Posted on • Originally published at cyberomen-en.vercel.app

I Let AI Cross-Reference My Tarot, Astrology, BaZi, and Numerology — Here’s What Happened

When four ancient systems agree, you pay attention.


I've always been a dabbler in divination. Tarot was my gateway — I picked up my first Rider-Waite deck at 19 and spent college doing readings at parties. Then I got into astrology (the real kind, not just "what's your sun sign?"). Then numerology. And most recently, Chinese BaZi (Four Pillars).

The problem? Each system gave me fragments. My Scorpio sun told me one thing. My Life Path 7 told me another. My tarot readings shifted weekly. I never knew which voice to trust.

So when I heard about an AI tool that cross-references all four systems simultaneously, I was skeptical. Fortune telling by algorithm? Sounds like a gimmick.

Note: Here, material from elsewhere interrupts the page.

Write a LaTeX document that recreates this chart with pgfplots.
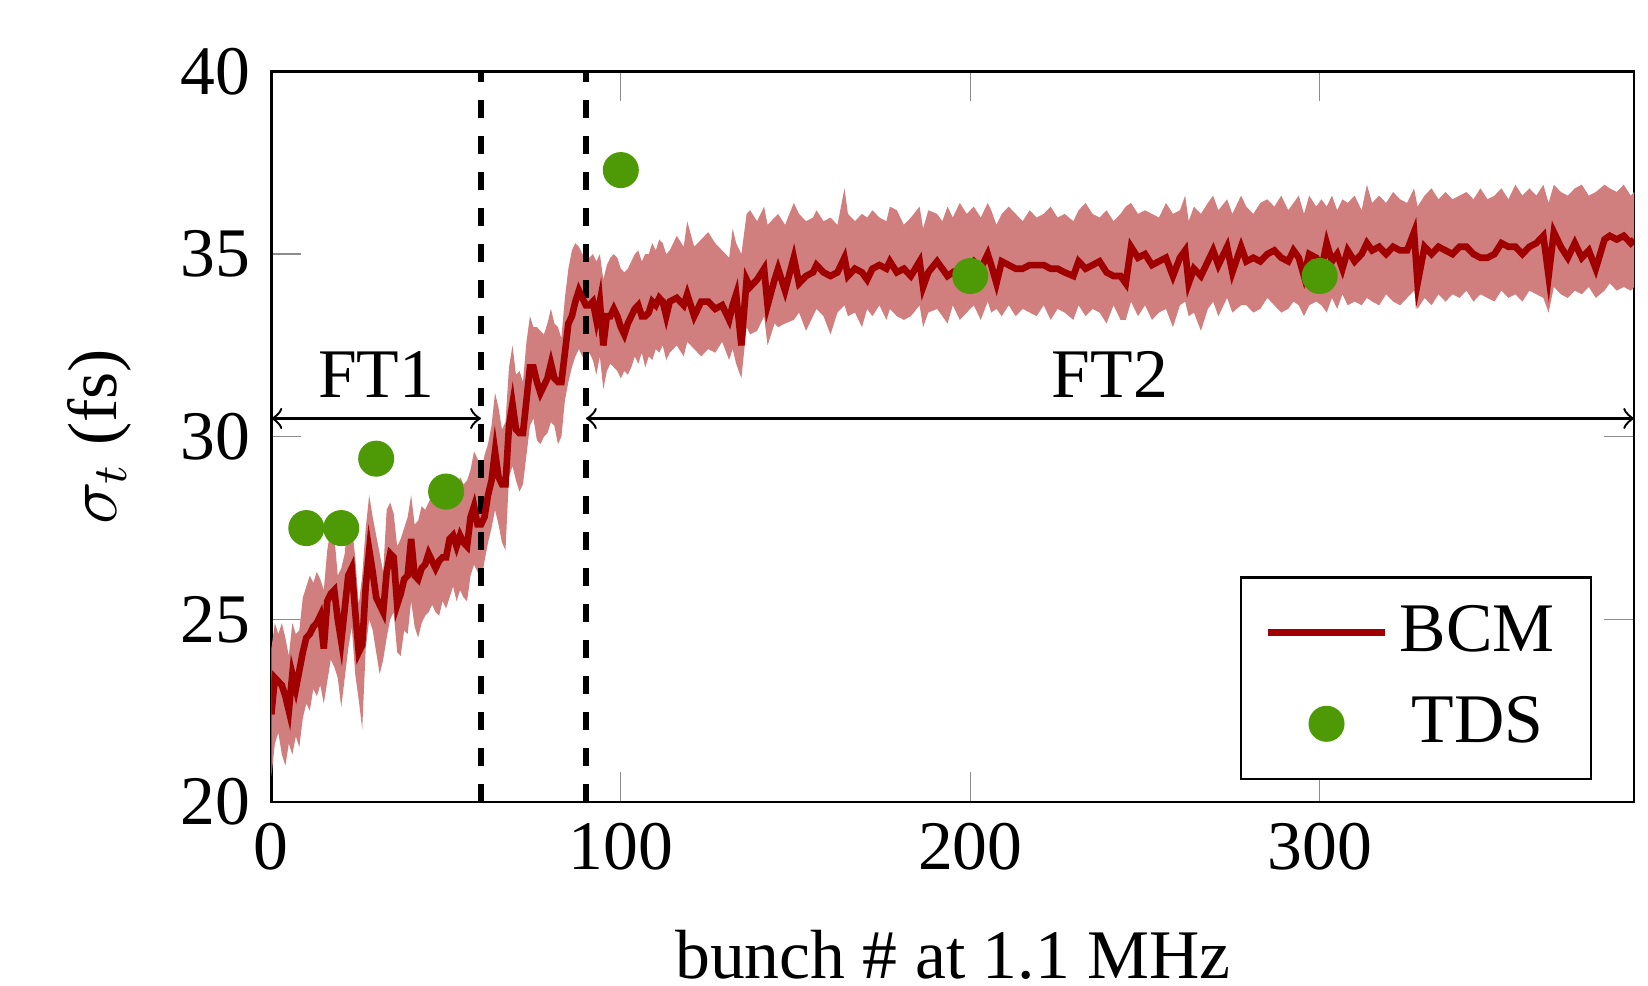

But the idea of cross-validation intrigued me. In science, a finding isn't reliable until it's replicated. What if the same principle applied to divination?

The Experiment

I plugged my birth data into CyberOmen, a tool that runs your information through Tarot, Western Astrology, Chinese BaZi, and Numerology all at once — then shows you where the systems converge.

I expected four separate, unrelated readings. What I got was something very different.

The Convergence

Here's what the four systems independently said about me:

Tarot: The card I kept pulling was The Hermit. Introspection. Inner wisdom. The seeker walking his own path. Not antisocial — just deeply internal.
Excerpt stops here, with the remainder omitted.